San Jose Chamber of Commerce honors its history, aims toward the future – The Mercury News Today Us News


When you’re a 140-year-old organization like the San Jose Chamber of Commerce, it can be a challenge to strike the right balance between honoring the group’s history and staying relevant for the 21st century.

The chamber pulled that off pretty well Thursday night at its Leaders and Legacy dinner, attended by nearly 500 people at the Signia by Hilton hotel in downtown San Jose.

The history part was easy: The chamber honored the Normandin family, which has been selling transportation of one kind or another to the Santa Clara Valley since 1875. Amable Normandin buggy-manufacturing shop opened 150 years ago and then did a very Silicon Valley thing and pivoted when cars came along a few decades later. Now, the multi-generation business occupies a landmark spot on San Jose’s auto row on Capitol Expressway. There’s even an original Normandin buggy from 1882 on the roof — a subtle reminder that the Normandin in the name is older than Chrysler, Dodge, Jeep, Ram or Fiat.

The presentation of the Legacy Leader Award also gave the chamber and audience an opportunity to remember Lon Normandin, who died at age 91 in December 2025. Chamber CEO Leah Toeniskoetter noted that in addition to running the family business, he deepened the family’s civic engagement — helping found Heritage Bank of Commerce and supporting Catholic education causes as well as social service organizations like Martha’s Kitchen, where he remained a regular volunteer into his later years.

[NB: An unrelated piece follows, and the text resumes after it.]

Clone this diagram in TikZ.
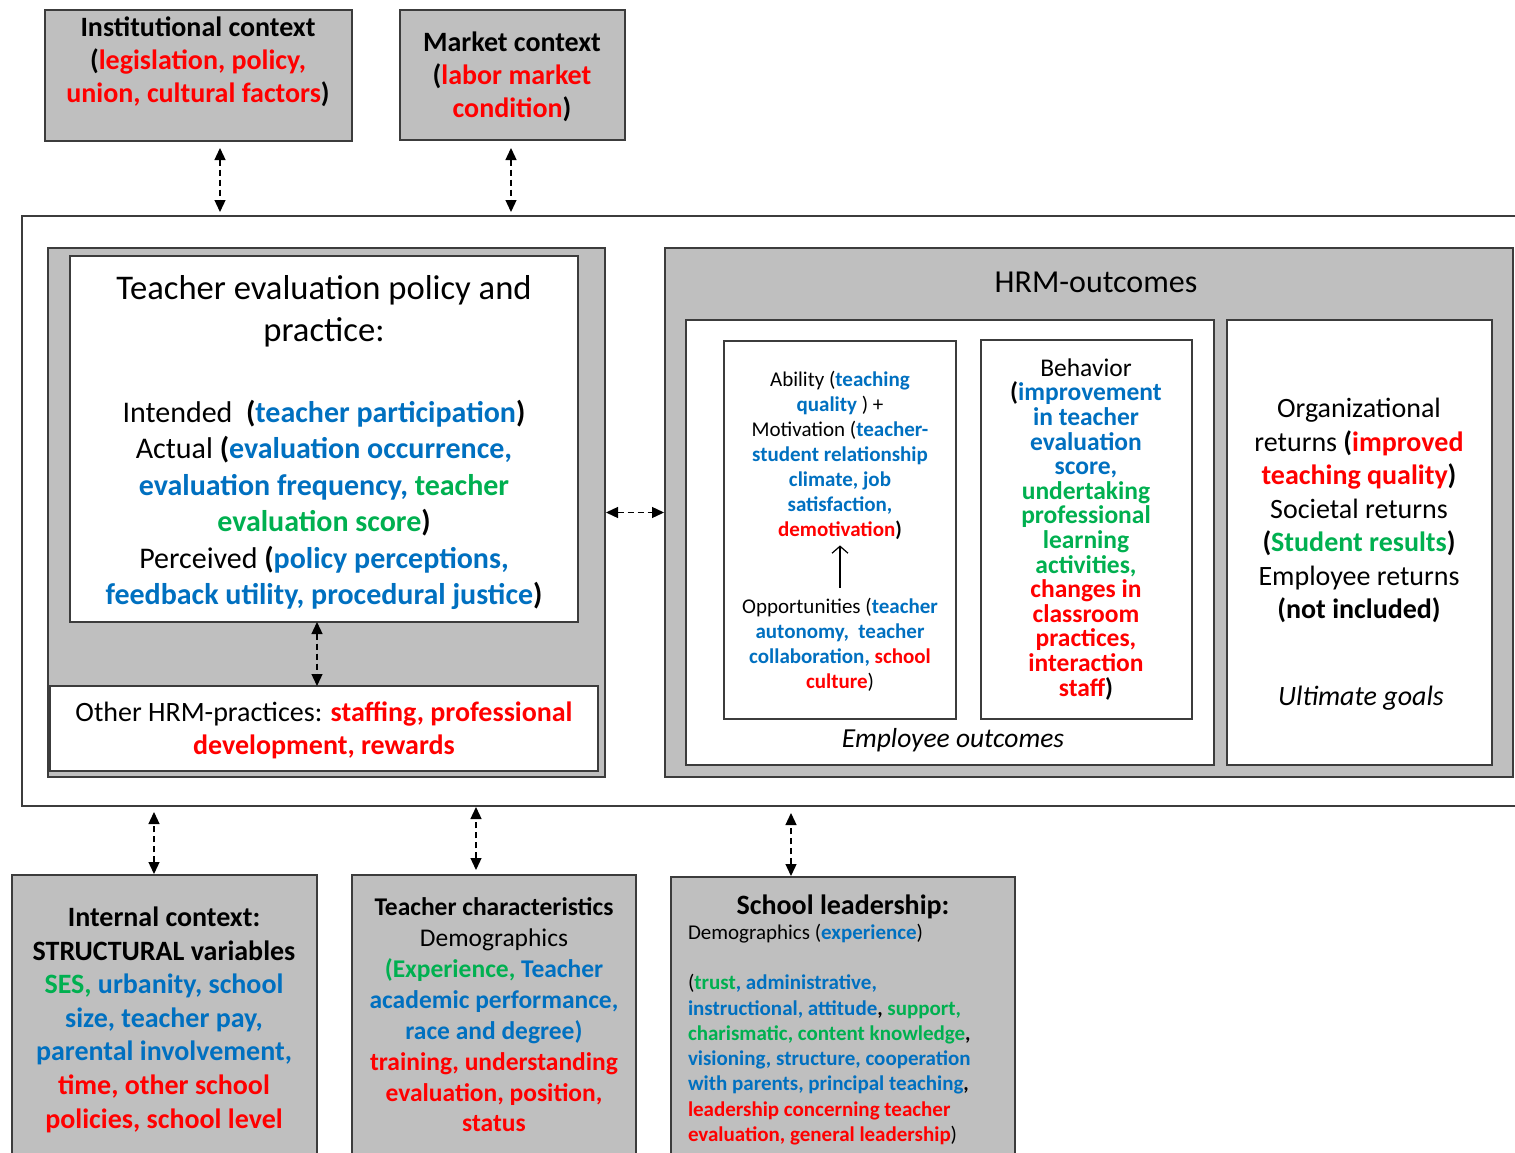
\documentclass[tikz,border=0pt]{standalone}
\usepackage{fontspec}
\setmainfont{Carlito}
\usetikzlibrary{arrows.meta}

\definecolor{tred}{RGB}{255,0,0}
\definecolor{tblue}{RGB}{0,112,192}
\definecolor{tgreen}{RGB}{0,176,80}
\definecolor{panel}{RGB}{191,191,191}
\definecolor{edge}{RGB}{60,60,60}

\newcommand\setfs[2]{\fontsize{#1}{#2}\selectfont}
\newcommand\redb[1]{{\bfseries\color{tred}#1}}
\newcommand\blueb[1]{{\bfseries\color{tblue}#1}}
\newcommand\greenb[1]{{\bfseries\color{tgreen}#1}}

\begin{document}
\begin{tikzpicture}[x=1pt,y=-1pt,
  gbox/.style={draw=edge, line width=1.3pt, fill=panel, inner sep=0pt, outer sep=0pt},
  wbox/.style={draw=edge, line width=1.3pt, fill=white, inner sep=0pt, outer sep=0pt},
  txt/.style={align=center, inner sep=0pt, outer sep=0pt, text=black,
    execute at begin node=\strut, execute at end node=\strut},
  dasharrow/.style={{Triangle[length=12pt,width=11pt]}-{Triangle[length=12pt,width=11pt]},
    line width=1.3pt, dash pattern=on 6pt off 4pt, draw=black},
  uparrow/.style={-{Straight Barb[length=7pt,width=16pt]}, line width=1.2pt, draw=black}
]
\useasboundingbox (0,0) rectangle (1515,1153);
\clip (0,0) rectangle (1515,1153);

% ---------- external context boxes ----------
\node[gbox, minimum width=307pt, minimum height=131pt] (inst) at (198.5,75.5) {};
\node[gbox, minimum width=225pt, minimum height=130pt] (mkt) at (512.5,75) {};

\node[txt, font=\setfs{28}{33}\bfseries] (tInst) at (198,64.5)
  {Institutional context\\ (\redb{legislation, policy,}\\ \redb{union, cultural factors})};
\node[txt, font=\setfs{28}{33}\bfseries] (tMkt) at (512,79.5)
  {Market context\\ (\redb{labor market}\\ \redb{condition})};

% ---------- organisation frame ----------
\node[wbox, minimum width=1508pt, minimum height=590pt] (outer) at (776,511) {};

% left panel: HRM practices
\node[gbox, minimum width=557pt, minimum height=529pt] (lp) at (326.5,512.5) {};
\node[wbox, minimum width=508pt, minimum height=366pt] (tep) at (324,439) {};
\node[wbox, minimum width=548pt, minimum height=85pt] (oth) at (324,728.5) {};

\node[txt, font=\setfs{34.6}{42}] (tTepHead) at (324,315)
  {Teacher evaluation policy and\\ practice:};
\node[txt, font=\setfs{30}{36.5}] (tTepBody) at (324,508)
  {Intended\ \ \textbf{(}\blueb{teacher participation}\textbf{)}\\
   Actual \textbf{(}\blueb{evaluation occurrence,}\\
   \blueb{evaluation frequency,} \greenb{teacher}\\
   \greenb{evaluation score}\textbf{)}\\
   Perceived \textbf{(}\blueb{policy perceptions,}\\
   \blueb{feedback utility, procedural justice}\textbf{)}};
\node[txt, font=\setfs{28}{33}] (tOth) at (324,733.5)
  {Other HRM-practices: \redb{staffing, professional}\\ \redb{development, rewards}};

% right panel: HRM outcomes
\node[gbox, minimum width=848pt, minimum height=529pt] (hrm) at (1089,512.5) {};
\node[txt, font=\setfs{32}{39}] (tHrm) at (1096,285) {HRM-outcomes};
\node[wbox, minimum width=528pt, minimum height=445pt] (emp) at (950,542.5) {};
\node[wbox, minimum width=265pt, minimum height=445pt] (gol) at (1359.5,542.5) {};
\node[wbox, minimum width=232pt, minimum height=378pt] (abl) at (840,530) {};
\node[wbox, minimum width=211pt, minimum height=379pt] (beh) at (1086.5,529.5) {};

\node[txt, font=\setfs{21}{25}] (tAbl) at (840,458)
  {Ability (\blueb{teaching}\\
   \blueb{quality} ) +\\
   Motivation (\blueb{teacher-}\\
   \blueb{student relationship}\\
   \blueb{climate, job}\\
   \blueb{satisfaction,}\\
   \redb{demotivation}\textbf{)}};
\node[txt, font=\setfs{21}{25}] (tOpp) at (840,647.5)
  {Opportunities (\blueb{teacher}\\
   \blueb{autonomy,\ \ teacher}\\
   \blueb{collaboration,} \redb{school}\\
   \redb{culture})};
\draw[uparrow, shorten <=11pt, shorten >=1pt] (tOpp.north) -- (tAbl.south);

\node[txt, font=\setfs{25.5}{24.6}] (tBeh) at (1086,531)
  {Behavior\\
   \textbf{(}\blueb{improvement}\\
   \blueb{in teacher}\\
   \blueb{evaluation}\\
   \blueb{score,}\\
   \greenb{undertaking}\\
   \greenb{professional}\\
   \greenb{learning}\\
   \greenb{activities,}\\
   \redb{changes in}\\
   \redb{classroom}\\
   \redb{practices,}\\
   \redb{interaction}\\
   \redb{staff}\textbf{)}};
\node[txt, font=\setfs{27.5}{33}\itshape] (tEmp) at (953,741) {Employee outcomes};

\node[txt, font=\setfs{28}{33.5}] (tGol) at (1359,513.5)
  {Organizational\\
   returns \textbf{(}\redb{improved}\\
   \redb{teaching quality}\textbf{)}\\
   Societal returns\\
   \textbf{(}\greenb{Student results}\textbf{)}\\
   Employee returns\\
   \textbf{(not included)}};
\node[txt, font=\setfs{28}{33.5}\itshape] (tUlt) at (1361,699) {Ultimate goals};

% ---------- internal context boxes ----------
\node[gbox, minimum width=305pt, minimum height=295pt] (int) at (164.5,1022.5) {};
\node[gbox, minimum width=284pt, minimum height=295pt] (tch) at (494,1022.5) {};
\node[gbox, minimum width=344pt, minimum height=293pt] (ldr) at (843,1023.5) {};

\node[txt, font=\setfs{28}{33.6}\bfseries] (tInt) at (164,1022.5)
  {Internal context:\\
   STRUCTURAL variables\\
   \greenb{SES,} \blueb{urbanity, school}\\
   \blueb{size, teacher pay,}\\
   \blueb{parental involvement,}\\
   \redb{time, other school}\\
   \redb{policies, school level}};
\node[txt, font=\setfs{25.5}{30.9}] (tTch) at (494,1019.5)
  {\textbf{Teacher characteristics}\\
   Demographics\\
   \greenb{(Experience,} \blueb{Teacher}\\
   \blueb{academic performance,}\\
   \blueb{race and degree)}\\
   \redb{training, understanding}\\
   \redb{evaluation, position,}\\
   \redb{status}};
\node[txt, font=\setfs{28}{33}\bfseries] (tLdrHead) at (843,907.5) {School leadership:};
\node[txt, align=left, anchor=west, font=\setfs{21}{25.3}] (tLdr) at (688,1036.5)
  {Demographics (\blueb{experience})\\[25.3pt]
   (\greenb{trust}\blueb{, administrative,}\\
   \blueb{instructional, attitude}\textbf{,} \greenb{support,}\\
   \greenb{charismatic, content knowledge}\textbf{,}\\
   \blueb{visioning, structure, cooperation}\\
   \blueb{with parents, principal teaching}\textbf{,}\\
   \redb{leadership concerning teacher}\\
   \redb{evaluation, general leadership})};

% ---------- reciprocal links ----------
\draw[dasharrow, shorten <=7pt, shorten >=4pt]
  ([xshift=21.5pt]inst.south) -- ([xshift=21.5pt]inst.south |- outer.north);
\draw[dasharrow, shorten <=8pt, shorten >=4pt]
  ([xshift=-1.5pt]mkt.south) -- ([xshift=-1.5pt]mkt.south |- outer.north);
\draw[dasharrow]
  ([xshift=-7pt]tep.south) -- ([xshift=-7pt]tep.south |- oth.north);
\draw[dasharrow, shorten <=1pt, shorten >=1pt] (lp.east) -- (hrm.west);
\draw[dasharrow, shorten <=1pt, shorten >=6pt]
  ([xshift=-10.5pt]int.north) -- ([xshift=-10.5pt]int.north |- outer.south);
\draw[dasharrow, shorten <=5pt, shorten >=1pt]
  ([xshift=-18pt]tch.north) -- ([xshift=-18pt]tch.north |- outer.south);
\draw[dasharrow, shorten <=1pt, shorten >=7pt]
  ([xshift=-52pt]ldr.north) -- ([xshift=-52pt]ldr.north |- outer.south);
\end{tikzpicture}
\end{document}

“The Normandin name has come to represent not only entrepreneurial success but generosity in community leadership,” Toeniskoetter said. “In a region often defined by what is new and next, the Normandins remind us that endurance, integrity and long-term commitment matter just as much as innovation.”

Rob Lindo, left, who served as chair of the San Jose Chamber of Commerce in 2025, welcomes Ed Davis, the 2026 chair, at the chamber's Leaders and Legacy dinner, held at the Signia by Hilton hotel in downtown San Jose on Thursday, Feb. 26, 2026. (Sal Pizarro/Bay Area News Group)
Rob Lindo, left, who served as chair of the San Jose Chamber of Commerce in 2025, welcomes Ed Davis, the 2026 chair, at the chamber’s Leaders and Legacy dinner, held at the Signia by Hilton hotel in downtown San Jose on Thursday, Feb. 26, 2026. (Sal Pizarro/Bay Area News Group) 

Staying with the historic theme, immediate past board chair Rob Lindo and current chair Ed Davis invited several of their predecessors to the stage to help raise $100,000 for the Bob Kieve Chamber Building Preservation Foundation. It seemed like a tall order, but they managed it in a matter of minutes, helped by a $35,000 anonymous matching gift, $10,000 contributions from Davis and developer David Neale, $5,000 from the Swenson Foundation and $25,000 from the Toeniskoetter Family Foundation.